> WORK TO BE COMPLETED
Exactly the lines from the start of the data below through the line that contains "neutral, agree, stronglyAgree];" are to be copied, with pictures left out.

++++ RECORD SET

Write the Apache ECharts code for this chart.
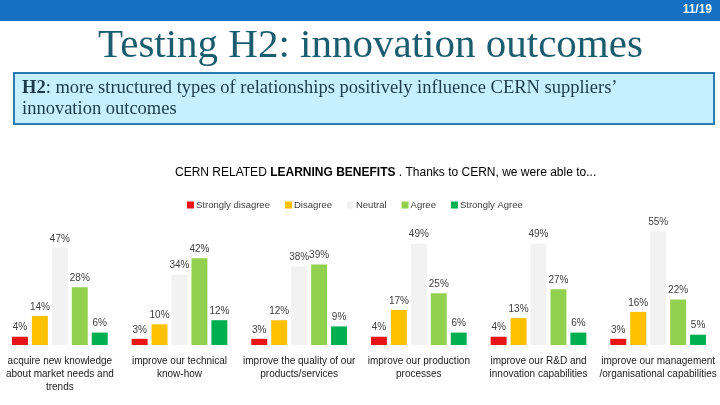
<!DOCTYPE html>
<html>
<head>
<meta charset="utf-8">
<script src="https://cdn.jsdelivr.net/npm/echarts@6/dist/echarts.min.js"></script>
<style>
html,body{margin:0;padding:0;background:#fff;}
#main{width:720px;height:405px;}
</style>
</head>
<body>
<div id="main"></div>
<script>
// categories and survey shares (%)
var categories = [
    'acquire new knowledge\nabout market needs and\ntrends',
    'improve our technical\nknow-how',
    'improve the quality of our\nproducts/services',
    'improve our production\nprocesses',
    'improve our R&D and\ninnovation capabilities',
    'improve our management\n/organisational capabilities'
];
var seriesNames = ['Strongly disagree', 'Disagree', 'Neutral', 'Agree', 'Strongly Agree'];
var stronglyDisagree = [4, 3, 3, 4, 4, 3];
var disagree = [14, 10, 12, 17, 13, 16];
var neutral = [47, 34, 38, 49, 49, 55];
var agree = [28, 42, 39, 25, 27, 22];
var stronglyAgree = [6, 12, 9, 6, 6, 5];

var colors = ['#e81416', '#ffc000', '#f2f2f2', '#92d050', '#00b050'];
var values = [stronglyDisagree, disagree, neutral, agree, stronglyAgree];

var chart = echarts.init(document.getElementById('main'));

var series = [];
for (var i = 0; i < seriesNames.length; i++) {
    series.push({
        name: seriesNames[i],
        type: 'bar',
        barGap: '25%',
        barCategoryGap: '20%',
        itemStyle: {color: colors[i]},
        label: {
            show: true,
            position: 'top',
            distance: 4,
            formatter: '{c}%',
            fontFamily: 'Liberation Sans',
            fontSize: 10,
            color: '#404040'
        },
        data: values[i]
    });
}

var option = {
    animation: false,
    backgroundColor: '#fff',
    color: colors,
    title: {
        text: 'CERN RELATED {b|LEARNING BENEFITS} . Thanks to CERN, we were able to...',
        left: 170,
        top: 162,
        textStyle: {
            fontFamily: 'Liberation Sans',
            fontSize: 12,
            fontWeight: 'normal',
            color: '#000',
            rich: {
                b: {fontFamily: 'Liberation Sans', fontSize: 12, fontWeight: 'bold', color: '#000'}
            }
        }
    },
    legend: {
        left: 182,
        top: 195,
        icon: 'rect',
        itemWidth: 7,
        itemHeight: 7,
        itemGap: 15,
        textStyle: {fontFamily: 'Liberation Sans', fontSize: 9.5, color: '#404040', padding: [0, 0, 0, -3]},
        data: seriesNames
    },
    grid: {left: 0, right: 2, top: 221, bottom: 60},
    xAxis: {
        type: 'category',
        data: categories,
        axisLine: {show: false},
        axisTick: {show: false},
        axisLabel: {
            interval: 0,
            margin: 10,
            fontFamily: 'Liberation Sans',
            fontSize: 10,
            lineHeight: 13,
            color: '#1a1a1a'
        }
    },
    yAxis: {
        type: 'value',
        min: 0,
        max: 60,
        show: false,
        splitLine: {show: false}
    },
    graphic: [
        {type: 'rect', shape: {x: 0, y: 0, width: 720, height: 21}, style: {fill: '#1570c4'}},
        {type: 'text', right: 8, top: 4, style: {text: '11/19', fill: '#fff', font: 'bold 12px "Liberation Sans"'}},
        {type: 'text', left: 98, top: 26, style: {text: 'Testing H2: innovation outcomes', fill: '#1b5c6e', font: '41px "Liberation Serif"'}},
        {type: 'rect', shape: {x: 14, y: 73, width: 700, height: 51}, style: {fill: '#c6efff', stroke: '#2b7cb3', lineWidth: 2}},
        {type: 'text', left: 22, top: 78, style: {
            text: '{b|H2}: more structured types of relationships positively influence CERN suppliers\u2019\ninnovation outcomes',
            fill: '#1a3c4a', font: '18.5px "Liberation Serif"', lineHeight: 21,
            rich: {b: {font: 'bold 18.5px "Liberation Serif"', fill: '#1a3c4a', lineHeight: 21}}
        }}
    ],
    series: series
};

chart.setOption(option);
</script>
</body>
</html>
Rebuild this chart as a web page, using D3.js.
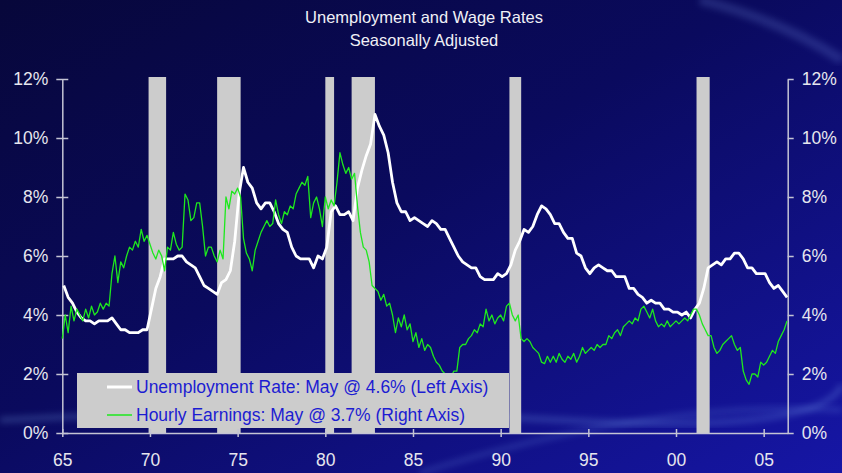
<!DOCTYPE html>
<html>
<head>
<meta charset="utf-8">
<script src="https://cdn.jsdelivr.net/npm/d3@7"></script>
<style>
  html, body { margin: 0; padding: 0; background: #080848; }
  svg { display: block; }
</style>
</head>
<body>
<script>
// unemployment rate, quarterly (Feb, May, Aug, Nov), 1965 - May 2006
var unempRate = [
  5.0, 4.6, 4.4, 4.1,   3.9, 3.8, 3.8, 3.7,   3.8, 3.8, 3.8, 3.9,   3.7, 3.5, 3.5, 3.4,
  3.4, 3.4, 3.5, 3.5,   4.2, 4.9, 5.3, 5.9,   5.9, 5.9, 6.0, 6.0,   5.8, 5.7, 5.6, 5.3,
  5.0, 4.9, 4.8, 4.7,   5.1, 5.2, 5.5, 6.5,   8.1, 9.0, 8.5, 8.3,   7.8, 7.6, 7.8, 7.8,
  7.5, 7.1, 6.9, 6.8,   6.3, 6.0, 5.9, 5.9,   5.9, 5.6, 6.0, 5.9,   6.3, 7.5, 7.7, 7.4,
  7.4, 7.5, 7.2, 8.3,   8.9, 9.4, 9.8, 10.8,  10.4, 10.1, 9.5, 8.5, 7.8, 7.5, 7.5, 7.2,
  7.3, 7.2, 7.1, 7.0,   7.2, 7.1, 6.9, 6.9,   6.6, 6.3, 6.0, 5.8,   5.7, 5.6, 5.6, 5.3,
  5.2, 5.2, 5.2, 5.4,   5.3, 5.4, 5.7, 6.2,   6.5, 6.9, 6.8, 7.0,   7.4, 7.7, 7.6, 7.4,
  7.1, 7.1, 6.8, 6.6,   6.6, 6.1, 6.0, 5.6,   5.4, 5.6, 5.7, 5.6,   5.5, 5.5, 5.3, 5.3,
  5.3, 4.9, 4.9, 4.7,   4.6, 4.4, 4.5, 4.4,   4.4, 4.2, 4.2, 4.1,   4.1, 4.0, 4.1, 3.9,
  4.2, 4.4, 4.9, 5.6,   5.7, 5.8, 5.7, 5.9,   5.9, 6.1, 6.1, 5.9,   5.6, 5.6, 5.4, 5.4,
  5.4, 5.1, 4.9, 5.0,   4.8, 4.6
];

// hourly earnings, y/y %, every other month (Jan, Mar, ... Nov), 1965 - May 2006
var hourlyEarnings = [
  3.2, 4.0, 3.4, 4.3, 3.8, 4.2,   4.0, 3.8, 4.2, 3.9, 4.3, 4.0,   4.1, 4.4, 4.2, 4.4, 4.3, 5.4,
  6.0, 5.1, 5.8, 5.6, 6.0, 6.3,   6.2, 6.5, 6.3, 6.9, 6.5, 6.7,   6.4, 6.1, 5.9, 6.2, 6.0, 5.5,
  6.3, 6.2, 6.8, 6.4, 6.2, 6.3,   8.1, 7.9, 7.2, 7.3, 7.8, 7.8,   7.0, 6.0, 6.3, 6.3, 6.0, 5.8,
  6.2, 5.9, 8.0, 7.6, 8.2, 8.1,   8.3, 8.0, 6.6, 6.1, 5.9, 5.5,   6.2, 6.5, 6.8, 7.0, 7.2, 7.0,
  7.1, 7.9, 7.4, 7.1, 7.5, 7.4,   7.7, 7.6, 8.1, 8.3, 8.5, 8.4,   8.7, 7.3, 7.8, 8.0, 7.6, 7.0,
  8.0, 7.6, 7.9, 7.7, 8.5, 9.5,   9.1, 8.8, 9.0, 8.6, 8.8, 7.7,   6.8, 6.3, 6.2, 5.8, 5.0, 4.9,
  4.8, 4.5, 4.7, 4.3, 4.4, 4.0,   3.4, 3.9, 3.6, 4.0, 3.5, 3.7,   3.1, 3.4, 2.9, 3.2, 2.8, 3.0,
  2.9, 2.6, 2.4, 2.3, 2.1, 2.0,   2.0, 1.9, 2.1, 2.1, 2.9, 3.0,   3.0, 3.2, 3.3, 3.5, 3.4, 3.7,
  3.6, 4.2, 3.8, 4.0, 3.7, 3.9,   4.0, 3.8, 4.3, 4.4, 4.0, 3.8,   4.0, 3.2, 3.1, 3.2, 3.1, 2.9,
  2.8, 2.7, 2.4, 2.35, 2.6, 2.4,  2.6, 2.4, 2.7, 2.5, 2.4, 2.6,   2.5, 2.7, 2.4, 2.6, 2.9, 2.7,
  2.8, 2.9, 2.8, 3.0, 2.9, 3.0,   3.0, 3.3, 3.2, 3.4, 3.5, 3.3,   3.6, 3.7, 3.8, 3.7, 3.9, 3.8,
  4.2, 4.3, 4.1, 3.9, 4.2, 3.8,   3.6, 3.7, 3.6, 3.8, 3.6, 3.7,   3.8, 3.7, 3.8, 3.9, 3.8, 4.0,
  4.2, 4.2, 4.0, 3.7, 3.5, 3.3,   3.3, 2.9, 2.7, 2.8, 3.0, 3.1,   3.2, 3.3, 3.0, 2.8, 2.9, 2.1,
  1.8, 1.65, 2.0, 2.0, 1.9, 2.4,  2.3, 2.4, 2.6, 2.8, 2.7, 3.1,   3.3, 3.5, 3.8
];

// recessions (decimal years)
var recStart = [1969.92, 1973.83, 1980.0, 1981.5, 1990.5, 2001.17];
var recEnd   = [1970.92, 1975.17, 1980.5, 1982.83, 1991.17, 2001.92];

var yearTicks = [1965, 1970, 1975, 1980, 1985, 1990, 1995, 2000, 2005];
var yearLabels = ['65', '70', '75', '80', '85', '90', '95', '00', '05'];
var pctTicks = [0, 2, 4, 6, 8, 10, 12];

var titleLines = ['Unemployment and Wage Rates', 'Seasonally Adjusted'];
var legendLabels = ['Unemployment Rate: May @ 4.6% (Left Axis)', 'Hourly Earnings: May @ 3.7% (Right Axis)'];

var width = 842, height = 473;
var axisColor = '#c4c4d4';
var labelColor = '#e6e6ee';

var svg = d3.select('body')
  .append('svg')
  .attr('width', width)
  .attr('height', height);

//background gradient and light streaks
var defs = svg.append('defs');
var bg = defs.append('linearGradient')
  .attr('id', 'bg')
  .attr('x1', 0).attr('y1', 0).attr('x2', 1).attr('y2', 1);
bg.append('stop').attr('offset', 0).attr('stop-color', '#07073a');
bg.append('stop').attr('offset', 0.45).attr('stop-color', '#0a0a5e');
bg.append('stop').attr('offset', 1).attr('stop-color', '#1616a6');

var blur = defs.append('filter').attr('id', 'blur');
blur.append('feGaussianBlur').attr('stdDeviation', 3);

svg.append('rect')
  .attr('width', width)
  .attr('height', height)
  .attr('fill', 'url(#bg)');

svg.append('path')
  .attr('d', 'M0,420 Q300,405 560,420 T842,385')
  .attr('fill', 'none')
  .attr('stroke', 'rgba(140,190,255,0.22)')
  .attr('stroke-width', 6)
  .attr('filter', 'url(#blur)');
svg.append('path')
  .attr('d', 'M420,473 Q650,400 842,410')
  .attr('fill', 'none')
  .attr('stroke', 'rgba(140,190,255,0.18)')
  .attr('stroke-width', 5)
  .attr('filter', 'url(#blur)');
svg.append('path')
  .attr('d', 'M700,0 Q780,20 842,60')
  .attr('fill', 'none')
  .attr('stroke', 'rgba(140,170,255,0.18)')
  .attr('stroke-width', 10)
  .attr('filter', 'url(#blur)');

var x = d3.scaleLinear()
  .domain([1965, 2006.37])
  .range([62.3, 787.7]);

var y = d3.scaleLinear()
  .domain([0, 12])
  .range([433, 79]);

var plotTop = y(12) - 2;

// title
svg.append('g')
  .selectAll('text')
  .data(titleLines)
  .enter()
  .append('text')
  .attr('x', 424)
  .attr('y', function(d, i) { return 23 + i * 23; })
  .attr('text-anchor', 'middle')
  .attr('fill', '#f0f0f6')
  .style('font-family', '"Liberation Sans Narrow", "Arial Narrow", "Liberation Sans", sans-serif')
  .style('font-size', '16.5px')
  .text(function(d) { return d; });

// recession bars
svg.append('g')
  .selectAll('rect')
  .data(recStart)
  .enter()
  .append('rect')
  .attr('x', function(d) { return x(d); })
  .attr('width', function(d, i) { return x(recEnd[i]) - x(d); })
  .attr('y', plotTop)
  .attr('height', y(0) - plotTop)
  .attr('fill', '#cccccc');

// axes
function styleAxis(g) {
  g.selectAll('.domain').attr('stroke', axisColor).attr('stroke-width', 1.5);
  g.selectAll('.tick line').attr('stroke', axisColor).attr('stroke-width', 1.5);
  g.selectAll('.tick text')
    .attr('fill', labelColor)
    .style('font-family', '"Liberation Sans", Arial, sans-serif')
    .style('font-size', '17.5px');
}

var leftAxis = svg.append('g')
  .attr('transform', 'translate(' + x.range()[0] + ',0)')
  .call(d3.axisLeft(y)
    .tickValues(pctTicks)
    .tickFormat(function(d) { return d + '%'; })
    .tickSize(6)
    .tickSizeOuter(0)
    .tickPadding(8));
leftAxis.selectAll('.tick line').attr('x2', -6).attr('x1', 6);
styleAxis(leftAxis);

var rightAxis = svg.append('g')
  .attr('transform', 'translate(' + x.range()[1] + ',0)')
  .call(d3.axisRight(y)
    .tickValues(pctTicks)
    .tickFormat(function(d) { return d + '%'; })
    .tickSize(6)
    .tickSizeOuter(0)
    .tickPadding(8));
styleAxis(rightAxis);

var bottomAxis = svg.append('g')
  .attr('transform', 'translate(0,' + y(0) + ')')
  .call(d3.axisBottom(x)
    .tickValues(yearTicks)
    .tickFormat(function(d, i) { return yearLabels[i]; })
    .tickSize(4)
    .tickSizeOuter(0)
    .tickPadding(17));
bottomAxis.selectAll('.tick line').attr('y1', -4);
styleAxis(bottomAxis);

// lines
var unempLine = d3.line()
  .x(function(d, i) { return x(1965 + (1 + 3 * i) / 12); })
  .y(function(d) { return y(d); });

var wageLine = d3.line()
  .x(function(d, i) { return x(1965 + (2 * i) / 12); })
  .y(function(d) { return y(d); });

svg.append('path')
  .datum(unempRate)
  .attr('d', unempLine)
  .attr('fill', 'none')
  .attr('stroke', '#ffffff')
  .attr('stroke-width', 2.8)
  .attr('stroke-linejoin', 'round');

svg.append('path')
  .datum(hourlyEarnings)
  .attr('d', wageLine)
  .attr('fill', 'none')
  .attr('stroke', '#1ee81e')
  .attr('stroke-width', 1.3)
  .attr('stroke-linejoin', 'round');

// legend
var legend = svg.append('g');
legend.append('rect')
  .attr('x', 77)
  .attr('y', 373)
  .attr('width', 432)
  .attr('height', 55)
  .attr('fill', '#cccccc');

var legendColors = ['#ffffff', '#1ee81e'];
var legendWidths = [3, 1.5];

legend.selectAll('line')
  .data(legendLabels)
  .enter()
  .append('line')
  .attr('x1', 107)
  .attr('x2', 132)
  .attr('y1', function(d, i) { return 387 + i * 28; })
  .attr('y2', function(d, i) { return 387 + i * 28; })
  .attr('stroke', function(d, i) { return legendColors[i]; })
  .attr('stroke-width', function(d, i) { return legendWidths[i]; });

legend.selectAll('text')
  .data(legendLabels)
  .enter()
  .append('text')
  .attr('x', 136)
  .attr('y', function(d, i) { return 393 + i * 28; })
  .attr('fill', '#1c1cd2')
  .style('font-family', '"Liberation Sans", Arial, sans-serif')
  .style('font-size', '17.5px')
  .text(function(d) { return d; });
</script>
</body>
</html>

++++++++

> FINISHED ANSWER
Write the Apache ECharts code for this chart.
<!DOCTYPE html>
<html>
<head>
<meta charset="utf-8">
<script src="https://cdn.jsdelivr.net/npm/echarts@6/dist/echarts.min.js"></script>
<style>
html,body{margin:0;padding:0;background:#fff;}
#main{width:720px;height:405px;}
</style>
</head>
<body>
<div id="main"></div>
<script>
// categories and survey shares (%)
var categories = [
    'acquire new knowledge\nabout market needs and\ntrends',
    'improve our technical\nknow-how',
    'improve the quality of our\nproducts/services',
    'improve our production\nprocesses',
    'improve our R&D and\ninnovation capabilities',
    'improve our management\n/organisational capabilities'
];
var seriesNames = ['Strongly disagree', 'Disagree', 'Neutral', 'Agree', 'Strongly Agree'];
var stronglyDisagree = [4, 3, 3, 4, 4, 3];
var disagree = [14, 10, 12, 17, 13, 16];
var neutral = [47, 34, 38, 49, 49, 55];
var agree = [28, 42, 39, 25, 27, 22];
var stronglyAgree = [6, 12, 9, 6, 6, 5];

var colors = ['#e81416', '#ffc000', '#f2f2f2', '#92d050', '#00b050'];
var values = [stronglyDisagree, disagree, neutral, agree, stronglyAgree];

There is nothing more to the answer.